Si le pidiéramos a un niño que intentara ser mejor persona, si le imploráramos convertirse en la mejor versión de sí mismo, seguramente no entendería lo que decimos, ni mucho menos sabría cómo lograrlo.

El estado natural de los niños es la autenticidad; de ahí que no conozcan mucho de versiones. Lo que nos distingue en la infancia es la conexión con nosotros mismos, la fidelidad a nuestros sentimientos y, sobre todo, al instante. Cuando un niño está sumergido en lo que hace, difícilmente se pone a pensar en otra cosa. Ahí radica su sencillez y capacidad de ser felices.

Ayer pasé corriendo junto a un pequeño estadio de Ciudad Universitaria. A la distancia, se oían los gritos. No sé qué pasaba ahí, pero la cancha estaba repleta de niños. Fue entonces que caí en la reflexión: los niños no conocen de complicaciones, viven en concordancia con sus anhelos, en una correspondencia permanente con la vida, abiertos a dejar entrar y salir las emociones que a todos se nos presentan un día cualquiera.

De ahí viene la algarabía —pensé, mientras el bullicio se volvía más cercano—, de la capacidad de entregarnos a nuestras acciones, de la sagrada congruencia, del juego, de lo que amamos.

Pero luego nos vamos haciendo adultos y muchos empezamos a equivocarnos. Dudamos de nuestra propia sinceridad, nos traicionamos a nosotros mismos, engañamos, nos distraemos, nos confundimos y dejamos de creer en lo que nunca debimos dudar.
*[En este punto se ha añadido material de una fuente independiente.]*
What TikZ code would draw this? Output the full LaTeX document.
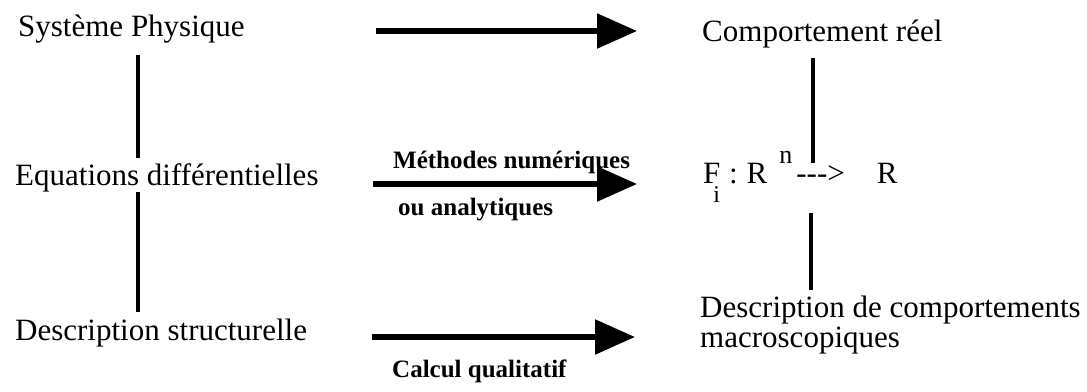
\documentclass[tikz,border=0pt]{standalone}
\usepackage{fontspec}
\setmainfont{Liberation Serif}
\usetikzlibrary{arrows.meta}
\begin{document}
\begin{tikzpicture}[x=1pt,y=-1pt,
  txt/.style={inner sep=0pt, anchor=base west, font=\fontsize{31}{31}\selectfont},
  lbl/.style={inner sep=0pt, anchor=base west, font=\bfseries\fontsize{25}{25}\selectfont},
  bigarrow/.style={line width=5.5pt, -{Triangle[length=40pt,width=34pt]}},
  vline/.style={line width=4pt}]
\useasboundingbox (0,0) rectangle (1087,391);
% left column
\node[txt] (sys) at (18,36) {Système Physique};
\node[txt] (eq) at (15,185) {Equations différentielles};
\node[txt] (ds) at (15,340) {Description structurelle};
% right column
\node[txt] (cr) at (702,41) {Comportement réel};
\node[txt] (fi) at (703,183) {F\kern-7pt\raisebox{-19pt}{\fontsize{24}{24}\selectfont i}\kern 9pt:\kern 9pt R\kern 12pt\raisebox{20pt}{\fontsize{26}{26}\selectfont n}\kern 4pt-{}-{}-{}>\kern 32pt R};
\node[txt, align=left, anchor=base west] (dc) at (700,347) {Description de comportements\\[-1pt]macroscopiques};
% labels
\node[lbl] (l1) at (393,168) {Méthodes numériques};
\node[lbl] (l2) at (398,215) {ou analytiques};
\node[lbl] (l3) at (392,377) {Calcul qualitatif};
% arrow ends
\coordinate (a1s) at (376,31);  \coordinate (a1e) at (637,31);
\coordinate (a2s) at (373,184); \coordinate (a2e) at (637,184);
\coordinate (a3s) at (372,337); \coordinate (a3e) at (635,337);
\draw[bigarrow] (a1s) -- (a1e);
\draw[bigarrow] (a2s) -- (a2e);
\draw[bigarrow] (a3s) -- (a3e);
% vertical lines
\coordinate (v1a) at (138,55);  \coordinate (v1b) at (138,158);
\coordinate (v2a) at (138,192); \coordinate (v2b) at (138,312);
\coordinate (v3a) at (813,58);  \coordinate (v3b) at (813,163);
\coordinate (v4a) at (811,213); \coordinate (v4b) at (811,290);
\draw[vline] (v1a) -- (v1b);
\draw[vline] (v2a) -- (v2b);
\draw[vline] (v3a) -- (v3b);
\draw[vline] (v4a) -- (v4b);
\end{tikzpicture}
\end{document}
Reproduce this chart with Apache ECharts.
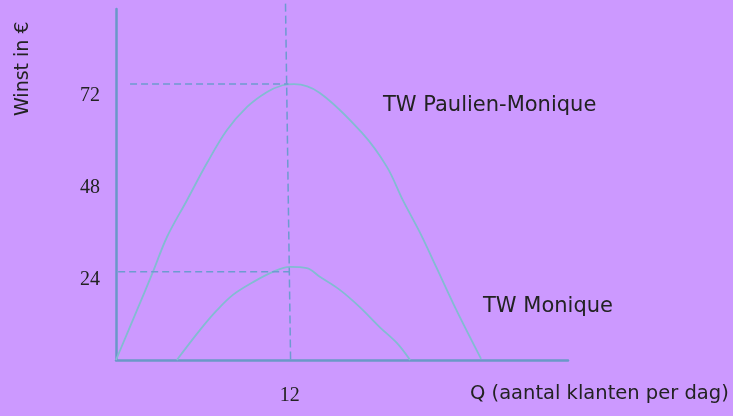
<!DOCTYPE html>
<html>
<head>
<meta charset="utf-8">
<script src="https://cdn.jsdelivr.net/npm/echarts@6/dist/echarts.min.js"></script>
<style>
  html, body { margin: 0; padding: 0; background: #cc99ff; }
  #main { width: 733px; height: 416px; }
</style>
</head>
<body>
<div id="main"></div>
<script>
// TW Paulien-Monique
var bigQ = [0, 1.45, 2.55, 3.52, 4.9, 6.28, 7.66, 9.03, 10.4, 11.5, 12.3, 14.07, 17.0, 18.7, 19.8, 21.0, 22.1, 23.5, 25.2];
var bigW = [0, 13.0, 23.0, 32.1, 41.7, 51.4, 60.0, 66.0, 69.9, 71.7, 72, 69.7, 59.2, 50.4, 41.7, 33.1, 24.3, 13.0, 0.3];

// TW Monique
var smallQ = [4.2, 5.79, 6.97, 8.07, 9.45, 10.83, 12.0, 13.17, 14.07, 15.45, 16.83, 18.2, 19.4, 20.3];
var smallW = [0, 7.8, 13.0, 17.0, 20.3, 23.0, 24.3, 24.0, 21.7, 18.3, 13.8, 8.6, 4.4, 0];

// hulplijnen
var line72 = [[0.97, 72], [11.9, 72]];
var line24 = [[0.15, 23], [12.0, 23]];
var line12 = [[11.7, 93], [12.05, 0]];

var yTicks = [24, 48, 72];
var xTicks = [12];

function pairs(xs, ys) {
  return xs.map(function (x, i) { return [x, ys[i]]; });
}

var chartDom = document.getElementById('main');
var myChart = echarts.init(chartDom);

var curveColor = '#82bcd2';
var dashColor = '#6d9bd0';
var axisColor = '#6a98c8';
var textFont = '"DejaVu Sans", sans-serif';

var option = {
  backgroundColor: '#cc99ff',
  animation: false,
  grid: { left: 116, top: 9, right: 165, bottom: 56 },
  xAxis: {
    type: 'value',
    min: 0,
    max: 31.2,
    interval: 12,
    splitLine: { show: false },
    axisTick: { show: false },
    axisLine: { show: true, lineStyle: { color: axisColor, width: 2.5 } },
    axisLabel: {
      margin: 26,
      color: '#222',
      fontFamily: '"Liberation Serif", serif',
      fontSize: 20,
      formatter: function (v) { return xTicks.indexOf(v) >= 0 ? v : ''; }
    }
  },
  yAxis: {
    type: 'value',
    min: 0,
    max: 91.6,
    interval: 24,
    splitLine: { show: false },
    axisTick: { show: false },
    axisLine: { show: true, lineStyle: { color: axisColor, width: 2.5 } },
    axisLabel: {
      margin: 16,
      color: '#222',
      fontFamily: '"Liberation Serif", serif',
      fontSize: 20,
      verticalAlign: 'top',
      padding: [2, 0, 0, 0],
      formatter: function (v) { return yTicks.indexOf(v) >= 0 ? v : ''; }
    }
  },
  graphic: [
    { type: 'text', left: 383, top: 95, style: { text: 'TW Paulien-Monique', font: '21px ' + textFont, fill: '#222' } },
    { type: 'text', left: 483, top: 296, style: { text: 'TW Monique', font: '21px ' + textFont, fill: '#222' } },
    { type: 'text', left: 470, top: 384, style: { text: 'Q (aantal klanten per dag)', font: '19.5px ' + textFont, fill: '#222' } },
    { type: 'text', x: 14, y: 116, rotation: Math.PI / 2, style: { text: 'Winst in €', font: '19px ' + textFont, fill: '#222' } }
  ],
  series: [
    {
      type: 'line',
      data: pairs(bigQ, bigW),
      smooth: 0.35,
      symbol: 'none',
      lineStyle: { color: curveColor, width: 1.8 }
    },
    {
      type: 'line',
      data: pairs(smallQ, smallW),
      smooth: 0.35,
      symbol: 'none',
      lineStyle: { color: curveColor, width: 1.8 }
    },
    {
      type: 'line',
      data: line72,
      symbol: 'none',
      lineStyle: { color: dashColor, width: 1.5, type: [7, 4] }
    },
    {
      type: 'line',
      data: line24,
      symbol: 'none',
      lineStyle: { color: dashColor, width: 1.5, type: [7, 4] }
    },
    {
      type: 'line',
      data: line12,
      symbol: 'none',
      clip: false,
      lineStyle: { color: dashColor, width: 1.5, type: [8, 4] }
    }
  ]
};

myChart.setOption(option);
</script>
</body>
</html>
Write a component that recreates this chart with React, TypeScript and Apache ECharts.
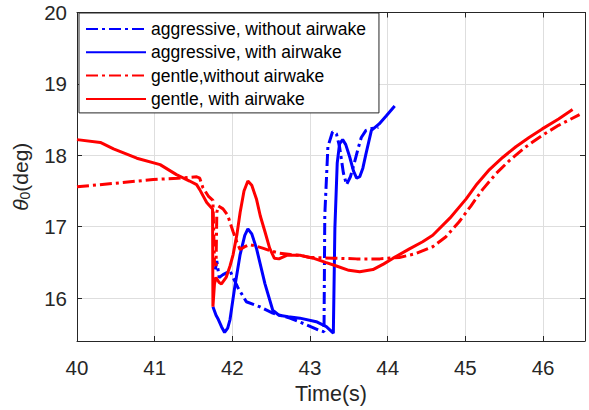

Cuando escuché decir a uno de los presentadores en la ceremonia de inauguración de los Juegos Olímpicos que estas serían dos semanas para que los hombres fuéramos la mejor versión de nosotros, entendí el porqué de la importancia del deporte para la humanidad y la emoción que nos provoca vernos ahí a todos reunidos, como esos pequeños niños del estadio. El deporte hace eso, nos acerca de nuevo a lo que somos, a nuestra esencia.

Es un júbilo ver a los atletas intentarlo. Es conmovedor verlos esforzarse, sufrir, caer, levantarse, creer, gozar, tocar la gloria y saber que, quienes no lo consiguieron, volverán a intentarlo. Sus triunfos, no importa la bandera, son de la humanidad.

Estos son días en que el deporte convoca al mundo a unirse y, a la vez, a confrontarse, pero de una manera amigable, reconciliadora e inspiradora.